In pratica, abbiamo assistito a una polverizzazione della spesa che non ha inciso sul tessuto produttivo (se non per il sostegno indiretto alla domanda) e si è tradotta in un meccanismo assistenziale di spesa a pioggia, con derive clientelari e d'intermediazione impropria, che ha contribuito a ingessare ulteriormente il sistema produttivo meridionale. Uno spreco di risorse certo non inferiore a quello registrato negli anni peggiori dell'intervento straordinario, che pure aveva lasciato alcuni risultati tangibili sui territori.

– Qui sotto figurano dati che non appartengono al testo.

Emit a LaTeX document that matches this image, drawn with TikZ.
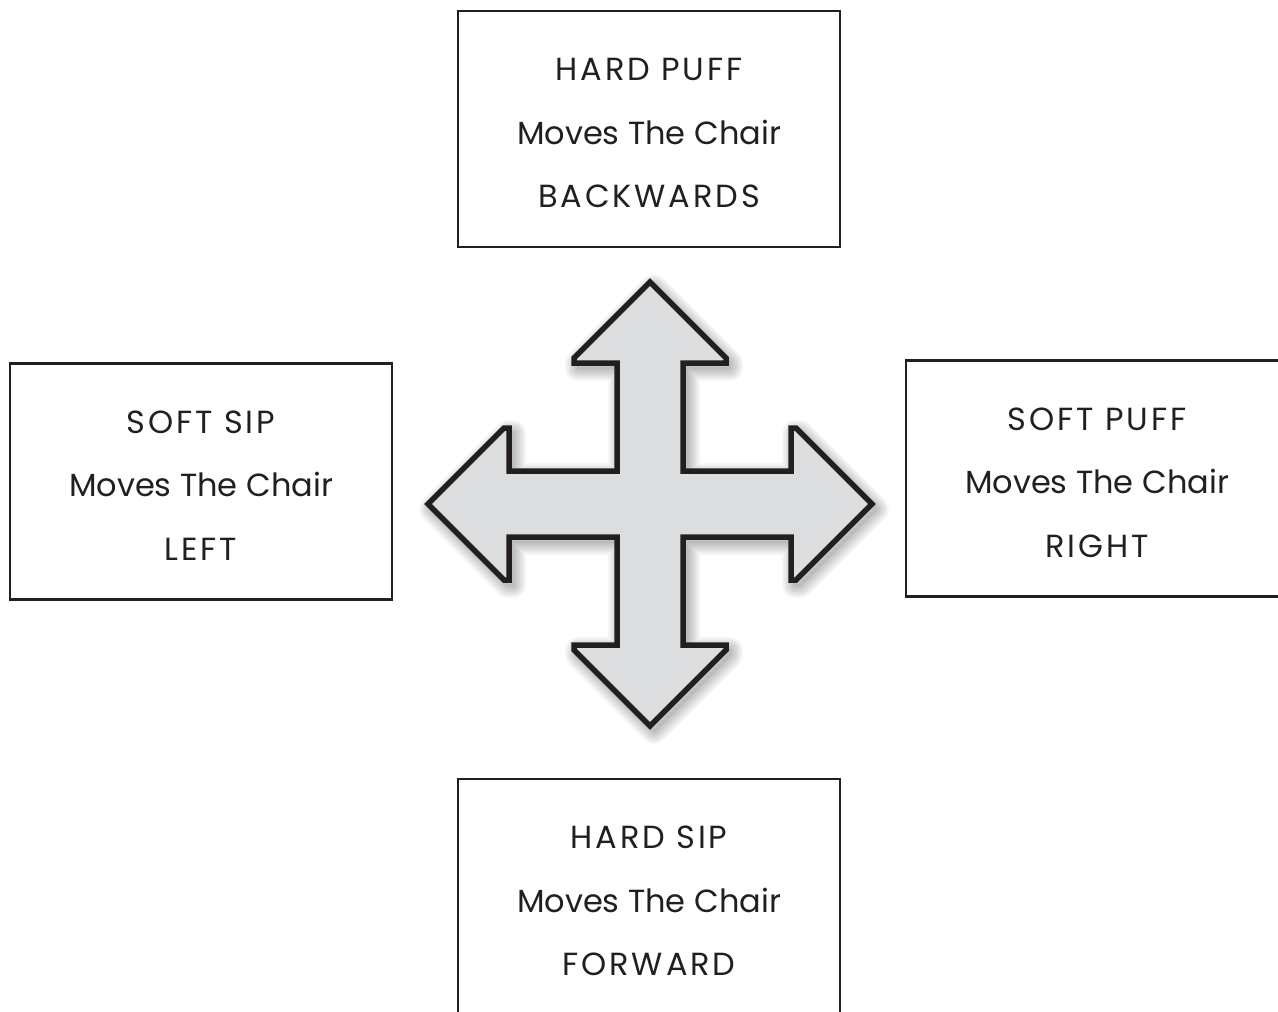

Occorre dunque prendere atto che per uscire dal tunnel meridionale e rilanciare meccanismi di convergenza economica nazionale occorre altro. A riguardo, c'è da osservare che secondo alcuni il Mezzogiorno ha avuto in questi anni un eccesso di risorse. Si tratta di una tesi priva di fondamento: la spesa pubblica pro capite nel Mezzogiorno non è certo più alta rispetto al Centro-Nord e l'obiettivo di portare la quota della spesa in conto capitale al 45% del totale è stato disatteso (siamo scesi a meno del 35%). Per di più, negli ultimi due anni il governo ha tagliato il fondo per le aree sottoutilizzate (secondo la Svimez addirittura per 26 miliardi). È largamente prevedibile che la politica di austerità e i tagli alla spesa pubblica ostacoleranno una ripresa dell'economia meridionale, se non altro per gli effetti restrittivi sulla domanda aggregata. Al tempo stesso, l'idea che il taglio delle risorse e un più diretto collegamento a livello locale tra entrate e spese pubbliche siano garanzia di un uso più efficiente delle risorse lascia perplessi. Il punto è che occorrerebbe voltare pagina rispetto alla nuova programmazione.


Per il salto tecnologico e dimensionale di cui hanno bisogno le imprese del Mezzogiorno servirebbe una strategia di politica industriale adeguatamente finanziata, capace di guardare ben al di là degli assetti (e degli interessi) attuali della piccola imprenditoria locale. Una nuova strategia di politica industriale che recuperasse un disegno di programmazione dello sviluppo economico e territoriale dovrebbe raccogliere l'interesse della parte più viva e lungimirante dell'imprenditoria e del mondo del lavoro.